Saturday, October 12, 2013

“But the Bible says…”



I have to say it.
If you claim to be a Bible scholar and refuse the practice of hermeneutics and exegesis, then please stop prescribing others’ beliefs and behaviors. Likewise, however, if you believe that others’ prejudicial proof-texting (eisegesis is the technical term) justifies abandoning scripture’s authority, please know: your current-drifting pseudo-theology isn’t helping either.
What got me so riled this morning? In the online “Join the Conversation” section of October 8, 2013’s Christianity Today—Alister McGrath’s new Lewis biography having been reviewed—C.S. Lewis’s relationship with Joy Davidman was labeled: Adulterous. In the booming business of speaking ill of the dead, there will, sadly, be no McGrath vs. Lewis debate on the subject. But my defensiveness on behalf of Davidman and Lewis is not what stirred my ire.

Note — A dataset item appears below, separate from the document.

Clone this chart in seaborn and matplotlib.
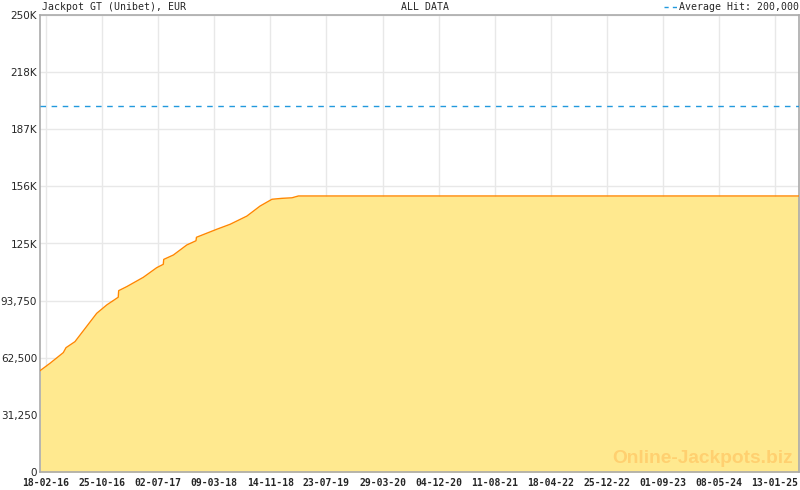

Here’s my problem: as some asserted adultery while others contradicted, both sides denied the authority of scripture.
The paths are well-worn, but let me try to describe their arguments briefly.

First, there were (parts of some) scriptures quoted. Some regularly sew bits and pieces of unrelated passages into a banner of false doctrine. But here the misuse of even a single portion of scripture illuminates far-reaching consequences. This morning’s textus minimus was “…and anyone who marries a divorced woman commits adultery” (Matthew 5:32b). I’m used to this scrap of scripture (nine of the twenty-nine words of the New American Standard translation of this verse—which is itself just a part of one sentence, to which the prior verse adds another sixteen words) being used to bludgeon abandoned wives into shame, or even into enduring further abuse as “their godly duty.” The public display of bad theology is unfortunately routine. But today, the person offering their opinion (in nine words from scripture, isolated from the canon, the New Testament, the gospels, Jesus’ teachings, or even their own sentence) demanded my agreement, “if we take scripture seriously.” I’m sure that it’s exactly because I take scripture so seriously that my hackles were raised, especially when I saw the immediate effect of those claims.

The practice of proof-texting our personal opinions creates mistrust in not only self-proclaimed Bible scholars, but in the scriptures themselves. The alternative viewpoint correctly identifies the faulty theology resulting from using only parts of parts of sentences (which are themselves only parts of paragraphs, etc.). Yet, in doing so, it also abandons scriptural authority in favor of personal preferences for a god who not only “shows grace to those who fail” (as I understand God’s word to teach) but, through hazily phrased divine opinions that “need to be interpreted,” wants us to “find happiness” (even if that means jettisoning our obligations in marriage).
There is a third, and absolutely essential course. Neither prejudicial proof-texting nor vague invocation “take scripture seriously.” Deepening our relationship with the God who communicates through His word requires us to merge these divergent paths, doing Theology-in-Community, practicing exegesis on the basis of sound hermeneutics, toward determining a clear answer to “What would Jesus have us do?”